Although cell phone numbers are unlisted they can still be called by pollsters.

In fact, the numbers can be obtained through the same means as the landline numbers, which pollsters get from registered voter lists.

“The (cell phone) company that controls how numbers are assigned know which ones are cell phones and which ones are landlines,” Daves said, but “It costs about three times as much to do a cell phone interview as a landline interview.”

Daves said there are two reasons cell phone polling is more expensive. “The first is that there is a federal law that prohibits calling cell phones with an automated calling system, which is a computer program that holds a database of phone numbers that are randomly called. That means calling cell phone numbers by hand, which means paying people to do it, which costs more money,” Daves said. “The second expense comes from a custom that has developed in the polling industry to offer cell-phone users a cash incentive to participate to help offset the cost of using the cell-phone owners’ minutes for a survey.”
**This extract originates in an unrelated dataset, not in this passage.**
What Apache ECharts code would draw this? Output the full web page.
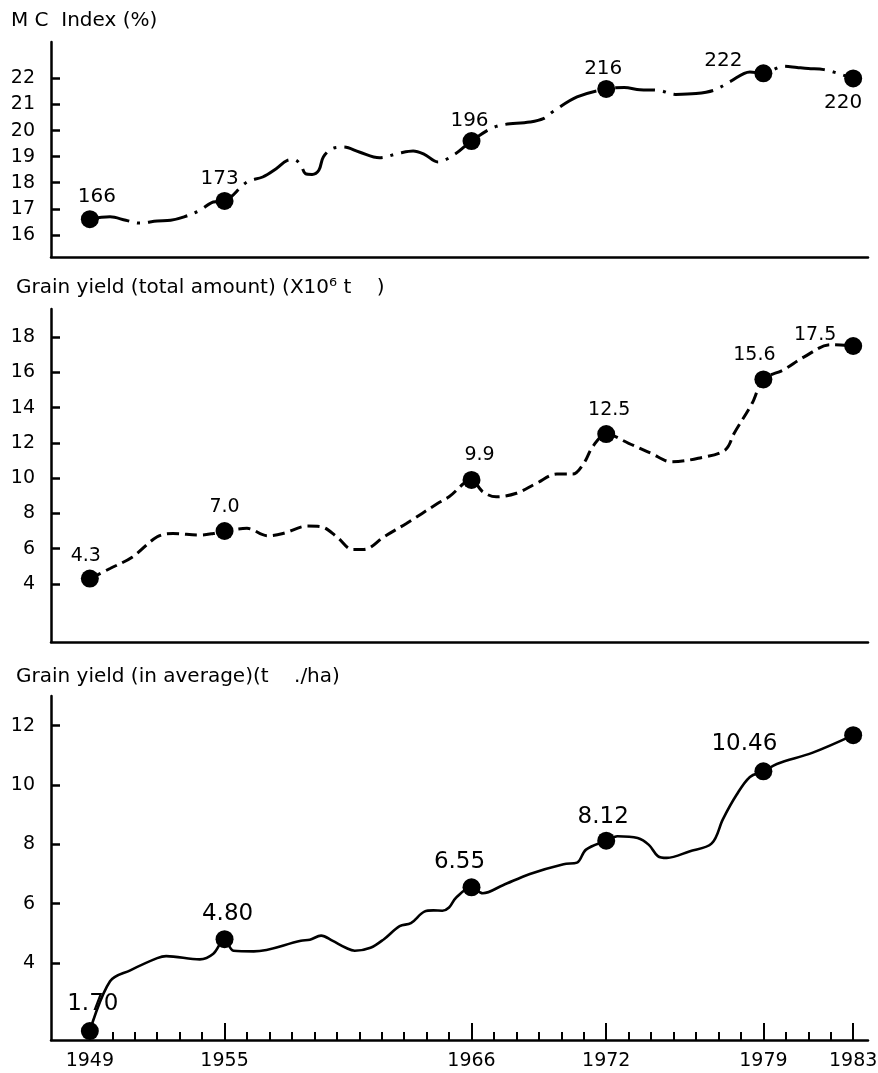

Researchers say this does not mean that younger voters are being left out of poll results. “For surveys limited to landline telephone sample, we correct for under-representation of groups more likely to be cell-phone-only through demographic weighting,” said Larry Hugik, of Princeton Survey Research Associates International, the company that does the Minneapolis Star Tribune’s polling now.

“If the U.S. 18- to-24-year-olds make up 24 percent of the population, and you get 12 percent in your survey, then you have to weight your sample to make sure those numbers reflect the population,” Daves said.

Polling companies are keeping a close eye on how the cell-phone-only population might be affecting polls.

“The bottom line is that people who are cell-phone-only are close enough to their demographic counterpoints who are not cell-phone-only that excluding them does not make a significant difference in results,” Hugik said.

The Pew Research Center’s report “Cell Phones and the 2008 Vote” says: “Traditional landline surveys are typically weighted to compensate for age and other demographic differences, but the process depends on the assumption that the people reached over landlines are similar politically to their cell-only counterparts.”

Pew conducted three surveys this summer starting in June and ending in September of that called both landline telephones and cell phones and broke the results down in to three groups: a landline sample, a cell-phone-only sample and a combined sample.

In September, the landline sample was split down the middle with 45 percent of those polled supporting McCain, and 45 percent supporting Obama. In the cell-phone-only sample, 55 percent supported Obama and 36 percent supported McCain. When the samples were blended, it gave Obama a two-percentage-point lead over McCain with 46 percent supporting Obama and 44 percent supporting McCain.

“(The Pew) surveys suggest that this assumption” – that weighting the samples is sufficient to correct for not polling people who only use cell phones – “is increasingly questionable, particularly among younger people,” according to Pew’s report.